• COLLECTED DATA:
= = =

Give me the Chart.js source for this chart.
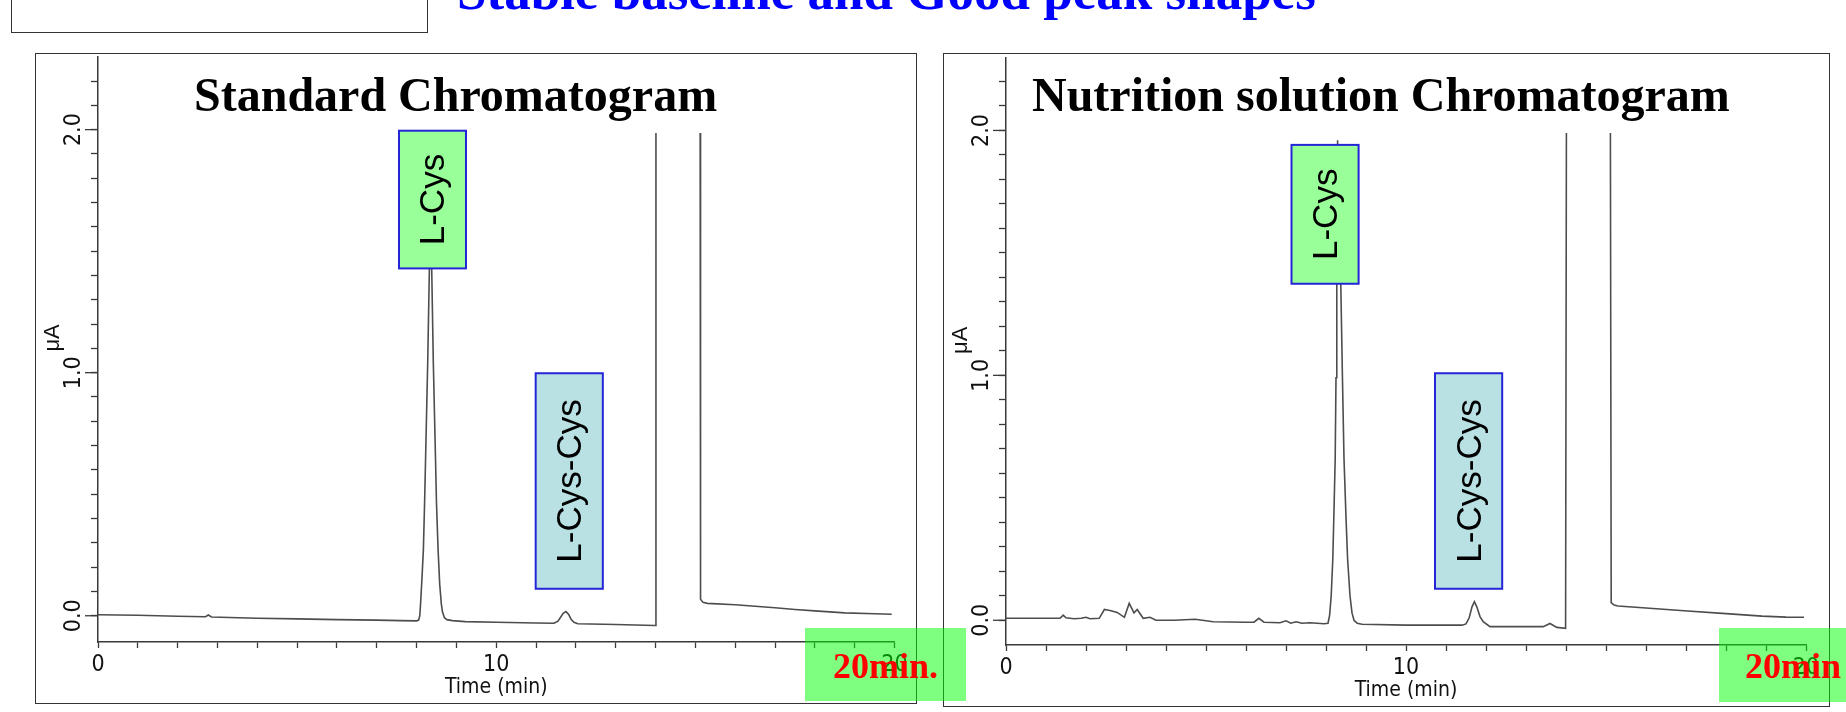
<!DOCTYPE html>
<html>
<head>
<meta charset="utf-8">
<script src="https://cdn.jsdelivr.net/npm/chart.js@4.4.1/dist/chart.umd.min.js"></script>
<style>
html, body { margin: 0; padding: 0; background: #fff; }
body { width: 1846px; height: 712px; position: relative; overflow: hidden; }
.frame { position: absolute; box-sizing: border-box; border: 1.5px solid #333; }
canvas.plot { position: absolute; }
#headline { position: absolute; left: 457px; top: -35.4px; font: bold 53px "Liberation Serif", "Times New Roman", serif;
  color: #0000ff; white-space: nowrap; line-height: 53px; }
.tag { position: absolute; background: rgba(0, 255, 0, 0.5); z-index: 5; }
.tag span { position: absolute; top: 19.85px; font: bold 36px "Liberation Serif", "Times New Roman", serif;
  color: #ff0000; line-height: 36px; white-space: nowrap; }
</style>
</head>
<body>
<div class="frame" style="left:11px;top:-30px;width:417px;height:63px"></div>
<div id="headline">Stable baseline and Good peak shapes</div>

<div class="frame" style="left:35px;top:53px;width:882px;height:651px"></div>
<canvas class="plot" id="stdCanvas" width="880" height="649" style="left:36px;top:54px"></canvas>

<div class="frame" style="left:943px;top:53px;width:887px;height:654px"></div>
<canvas class="plot" id="nutCanvas" width="885" height="652" style="left:944px;top:54px"></canvas>

<div class="tag" style="left:805px;top:628px;width:161px;height:73px"><span style="left:0;right:0;text-align:center">20min.</span></div>
<div class="tag" style="left:1719px;top:628px;width:127px;height:74px"><span style="left:26px">20min</span></div>

<script>
(function(){
'use strict';

// ---- datos leídos de los dos cromatogramas (tiempo en min, señal en µA) ----
// estándar
const stdTime   = [0, 1, 2, 2.7, 2.77, 2.85, 4, 5, 6, 7, 7.6,
  8.0, 8.05, 8.08, 8.10, 8.13, 8.17, 8.20, 8.23, 8.28, 8.32, 8.35, 8.38, 8.42, 8.47, 8.50, 8.54, 8.58, 8.62, 8.65, 8.70, 8.76, 8.9,
  9.22, 10, 11, 11.45, 11.55, 11.62, 11.68, 11.75, 11.82, 11.88, 11.95, 12.05, 13, 13.99, 14.01, 14.5,
  15.12, 15.13, 15.19, 15.3, 16, 17, 17.5, 18, 18.75, 19.5, 19.93];
const stdSignal = [0.004, 0.002, -0.002, -0.004, 0.003, -0.005, -0.010, -0.013, -0.016, -0.018, -0.020,
  -0.021, -0.018, 0.0, 0.05, 0.14, 0.27, 0.46, 0.68, 1.05, 1.42, 1.62, 1.42, 1.04, 0.68, 0.46, 0.27, 0.13, 0.05, 0.015, -0.008, -0.016, -0.020,
  -0.024, -0.027, -0.030, -0.031, -0.022, -0.005, 0.010, 0.017, 0.005, -0.015, -0.027, -0.033, -0.036, -0.040, 1.986, null,
  1.986, 0.068, 0.055, 0.051, 0.045, 0.033, 0.026, 0.020, 0.012, 0.008, 0.006];

// solución nutritiva
const nutTime   = [0, 0.8, 1.35, 1.43, 1.5, 1.7, 1.88, 2.0, 2.1, 2.33, 2.46, 2.6, 2.78, 2.96, 3.08, 3.2, 3.28, 3.43, 3.6, 3.75,
  4.2, 4.73, 5.18, 6.0, 6.2, 6.32, 6.45, 6.85, 7.0, 7.12, 7.25, 7.4, 7.6, 7.95,
  8.05, 8.09, 8.13, 8.17, 8.20, 8.23, 8.25, 8.27, 8.29, 8.33, 8.37, 8.41, 8.45, 8.50, 8.54, 8.60, 8.65, 8.70, 8.78, 8.9,
  10, 11, 11.4, 11.5, 11.58, 11.65, 11.71, 11.77, 11.85, 11.93, 12.1, 13, 13.43, 13.6, 13.77, 13.99, 14.01, 14.5,
  15.11, 15.13, 15.2, 15.3, 16, 16.95, 18, 18.9, 19.5, 19.95];
const nutSignal = [0.008, 0.008, 0.008, 0.021, 0.010, 0.006, 0.008, 0.012, 0.006, 0.008, 0.044, 0.040, 0.032, 0.012, 0.069, 0.030, 0.044, 0.008, 0.012, 0.000,
  0.000, 0.004, -0.006, -0.008, -0.008, 0.008, -0.008, -0.010, -0.002, -0.012, -0.006, -0.012, -0.010, -0.014,
  -0.012, 0.02, 0.10, 0.25, 0.45, 0.66, 0.99, 1.37, 1.96, 1.65, 1.37, 1.00, 0.66, 0.42, 0.25, 0.10, 0.03, 0.0, -0.012, -0.016,
  -0.020, -0.020, -0.020, -0.015, 0.010, 0.055, 0.076, 0.055, 0.015, -0.006, -0.026, -0.026, -0.026, -0.013, -0.029, -0.033, 1.99, null,
  1.99, 0.072, 0.062, 0.058, 0.050, 0.039, 0.027, 0.017, 0.013, 0.012];

// ejes
const xMinorTicks = [0, 1, 2, 3, 4, 5, 6, 7, 8, 9, 10, 11, 12, 13, 14, 15, 16, 17, 18, 19, 20];
const xLabelTicks = [0, 10, 20];
const yMinorTicks = [0, 0.1, 0.2, 0.3, 0.4, 0.5, 0.6, 0.7, 0.8, 0.9, 1.0, 1.1, 1.2, 1.3, 1.4, 1.5, 1.6, 1.7, 1.8, 1.9, 2.0, 2.1, 2.2];
const yLabelTicks = [0.0, 1.0, 2.0];
const yLabelText  = ['0.0', '1.0', '2.0'];
const xTitle = 'Time (min)';
const yUnit  = 'μA';
const peakNames = ['L-Cys', 'L-Cys-Cys'];
const chartTitles = ['Standard Chromatogram', 'Nutrition solution Chromatogram'];

const AXIS = '#3a3a3a';
const NARROW = '"Liberation Sans Narrow", "DejaVu Sans Condensed", "Liberation Sans", sans-serif';

// etiquetas, cajas de picos y título dentro del área
const chromDecor = {
  id: 'chromDecor',
  afterDatasetsDraw(chart, args, opts) {
    const { ctx } = chart;
    const x = chart.scales.x, y = chart.scales.y;
    ctx.save();

    // ticks mayores (más largos) + etiquetas giradas
    ctx.strokeStyle = AXIS; ctx.lineWidth = 1.3;
    ctx.fillStyle = '#111';
    ctx.font = '23px ' + NARROW;
    ctx.textAlign = 'center'; ctx.textBaseline = 'middle';
    yLabelTicks.forEach((v, i) => {
      const py = y.getPixelForValue(v);
      ctx.beginPath(); ctx.moveTo(x.left - 13, py); ctx.lineTo(x.left, py); ctx.stroke();
      ctx.save(); ctx.translate(x.left - 24, py); ctx.rotate(-Math.PI / 2);
      ctx.fillText(yLabelText[i], 0, 0);
      ctx.restore();
    });
    // unidad
    ctx.save();
    ctx.translate(x.left - 45, y.getPixelForValue(1.143)); ctx.rotate(-Math.PI / 2);
    ctx.font = '22px "Liberation Sans", sans-serif';
    ctx.fillText(yUnit, 0, 0);
    ctx.restore();

    // cajas de los picos
    opts.boxes.forEach(b => {
      const l = x.getPixelForValue(b.x0), r = x.getPixelForValue(b.x1);
      const t = y.getPixelForValue(b.y1), bt = y.getPixelForValue(b.y0);
      ctx.fillStyle = b.fill; ctx.fillRect(l, t, r - l, bt - t);
      ctx.strokeStyle = '#2525d8'; ctx.lineWidth = 2; ctx.strokeRect(l, t, r - l, bt - t);
      ctx.save();
      ctx.translate((l + r) / 2 + 12, (t + bt) / 2); ctx.rotate(-Math.PI / 2);
      ctx.font = '35px "Liberation Sans", Arial, sans-serif';
      ctx.textAlign = 'center'; ctx.textBaseline = 'alphabetic'; ctx.fillStyle = '#000';
      ctx.fillText(b.text, 0, 0);
      ctx.restore();
    });

    // título
    ctx.font = 'bold 48px "Liberation Serif", "Times New Roman", serif';
    ctx.textAlign = 'left'; ctx.textBaseline = 'alphabetic'; ctx.fillStyle = '#000';
    ctx.fillText(opts.title, opts.titleX, opts.titleY);
    ctx.restore();
  }
};

function makeChart(id, time, signal, o) {
  const pts = time.map((t, i) => ({ x: t, y: signal[i] }));
  return new Chart(document.getElementById(id), {
    type: 'line',
    data: { datasets: [{ data: pts, borderColor: '#4d4d4d', borderWidth: 1.6, pointRadius: 0, tension: 0, spanGaps: false, fill: false }] },
    options: {
      responsive: false, animation: false, events: [],
      layout: { padding: { left: 0, top: o.padTop, right: o.padRight, bottom: 0 } },
      plugins: { legend: { display: false }, tooltip: { enabled: false }, chromDecor: o.decor },
      scales: {
        x: {
          type: 'linear', min: 0, max: 20,
          afterBuildTicks: s => { s.ticks = xMinorTicks.map(v => ({ value: v })); },
          afterFit: s => { s.height = 61; },
          grid: { drawOnChartArea: false, tickLength: 6, color: AXIS, tickWidth: 1.3 },
          border: { color: AXIS, width: 1.5 },
          ticks: { autoSkip: false, maxRotation: 0, minRotation: 0, padding: 3, color: '#111',
                   font: { family: NARROW, size: 23 },
                   callback: v => xLabelTicks.includes(v) ? String(v) : '' },
          title: { display: true, text: xTitle, color: '#111', font: { family: NARROW, size: 21 }, padding: { top: 0, bottom: 2.5 } }
        },
        y: {
          type: 'linear', min: o.yMin, max: o.yMax,
          afterBuildTicks: s => { s.ticks = yMinorTicks.map(v => ({ value: v })); },
          afterFit: s => { s.width = 62; },
          grid: { drawOnChartArea: false, tickLength: 7, color: AXIS, tickWidth: 1.3 },
          border: { color: AXIS, width: 1.5 },
          ticks: { display: false }
        }
      }
    },
    plugins: [chromDecor]
  });
}

makeChart('stdCanvas', stdTime, stdSignal, {
  padTop: 2.7, padRight: 21.5, yMin: -0.108, yMax: 2.300,
  decor: {
    title: chartTitles[0], titleX: 158, titleY: 57,
    boxes: [
      { text: peakNames[0], x0: 7.558, x1: 9.240, y0: 1.429, y1: 1.9955, fill: '#99ff99' },
      { text: peakNames[1], x0: 10.99, x1: 12.676, y0: 0.111, y1: 0.9977, fill: '#b9e0e3' }
    ]
  }
});

makeChart('nutCanvas', nutTime, nutSignal, {
  padTop: 3.7, padRight: 23, yMin: -0.101, yMax: 2.297,
  decor: {
    title: chartTitles[1], titleX: 88, titleY: 57,
    boxes: [
      { text: peakNames[0], x0: 7.1375, x1: 8.815, y0: 1.374, y1: 1.941, fill: '#99ff99' },
      { text: peakNames[1], x0: 10.725, x1: 12.405, y0: 0.1286, y1: 1.0086, fill: '#b9e0e3' }
    ]
  }
});

// ajusta el titular al ancho del original
const hl = document.getElementById('headline');
const w = hl.getBoundingClientRect().width;
if (w > 0) hl.style.fontSize = (53 * 859 / w).toFixed(2) + 'px';

})();
</script>
</body>
</html>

= = =

• WHAT THE TASK ASKS: Repeat the lines above, starting at the first and stopping after the line that holds "Good peak shapes</div>", with the pictures left out.

• RIGHT ANSWER:
Give me the Chart.js source for this chart.
<!DOCTYPE html>
<html>
<head>
<meta charset="utf-8">
<script src="https://cdn.jsdelivr.net/npm/chart.js@4.4.1/dist/chart.umd.min.js"></script>
<style>
html, body { margin: 0; padding: 0; background: #fff; }
body { width: 1846px; height: 712px; position: relative; overflow: hidden; }
.frame { position: absolute; box-sizing: border-box; border: 1.5px solid #333; }
canvas.plot { position: absolute; }
#headline { position: absolute; left: 457px; top: -35.4px; font: bold 53px "Liberation Serif", "Times New Roman", serif;
  color: #0000ff; white-space: nowrap; line-height: 53px; }
.tag { position: absolute; background: rgba(0, 255, 0, 0.5); z-index: 5; }
.tag span { position: absolute; top: 19.85px; font: bold 36px "Liberation Serif", "Times New Roman", serif;
  color: #ff0000; line-height: 36px; white-space: nowrap; }
</style>
</head>
<body>
<div class="frame" style="left:11px;top:-30px;width:417px;height:63px"></div>
<div id="headline">Stable baseline and Good peak shapes</div>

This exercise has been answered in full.